Obstacles in the way of enforcing public policy restrictions applicable in an EU Member State against Malta-based operators- The Zeturf Case
The case of Paris Mutuelle Urbain vs Zeturf Limited, otherwise referred to as the “Zeturf Case” was a significant legal milestone from a Maltese legal perspective as it gave interpretational life to the application of Council Regulation on the jurisdiction and the recognition and enforcement of judgments in civil and commercial matters (EC 44/2001), creating a procedural obstacle for the enforcement in Malta of any public policy judgments delivered by a court in another Member State.
By way of general factual background, Zeturf Limited, a Maltese-registered company was licensed by the Malta Lotteries and Gaming Authority (LGA) in 2005 to act as bookmaker, holding a Class 2 Remote Gaming Licence and began its operations in June of that year. Barely a fortnight after launched its online operations, Zeturf was served with a writ issued by PMU alleging that Zeturf was breaching PMU’s monopoly to organize betting activities on horse races, a monopoly which is granted to PMU by law. An interim order was issued by the French tribunal on the 8th July 2005 in which Zeturf Ltd was ordered “to cease on-line bet taking operations on horse races organised in France” and a penalty of €15,000 per day was to apply with effect from the lapse of 48 hours from notification of the court’s decision. This decision was subsequently confirmed by the Paris court of appeal on the 4th January 2006.
Subsequently, PMU sought to have the judgment recognised and enforced in Malta, in terms of Regulation 44/2001. On the 16th March 2006 the Maltese First Hall of the Civil Court upheld PMU’s request and ordered that the decision given by the Court of Appeal in Paris become enforceable against Zeturf. At this stage Zeturf appealed to the Maltese Court of Appeal to overturn this order for the recognition and enforcement of the French judgment. Zeturf based the main thrust of its appeal on the arguments that the order issued by the French court was in fact of an administrative nature and that consequently regulation 44/2001 could not be invoked for administrative matters.

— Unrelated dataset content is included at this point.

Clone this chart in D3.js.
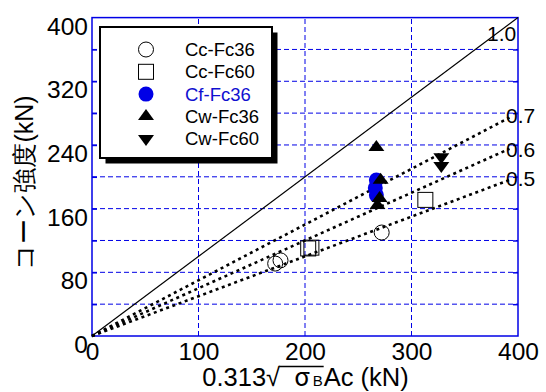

The Maltese Court of Appeal observed that although PMU was organised as a commercial company, it is controlled by the State as a non-profit making organisation with the primary objective – enshrined in its statute – of safeguarding French public policy in respect of betting on horse races. Consequently, it was reasoned by the Court, PMU acted before the French Courts not within the ambit of private law that regulates civil or commercial dealings between private persons, but in the ambit of public law intended to safeguard a monopoly in the interest of l’ordre public francais. The Court concluded that it necessarily follows that the subject matter of the decision of the Court of Appeal of Paris dated 4th January 2006, although formally or apparently of a civil nature or commercial, in reality falls within the ambit of Public law, therefore it is expressly excluded from the remit of Regulation 44/2001. On the basis of this conclusion the Court cancelled and revoked the decision of the First Hall of the Civil Court and denied the request for the enforcement of the judgment against Zeturf in Malta.
The effect of this decision was that it created a barrier to any sovereign states or person/s acting under their authority attempting to enforce public policy judgments pronounced by the courts in their jurisdiction against operators established in and operating from Malta.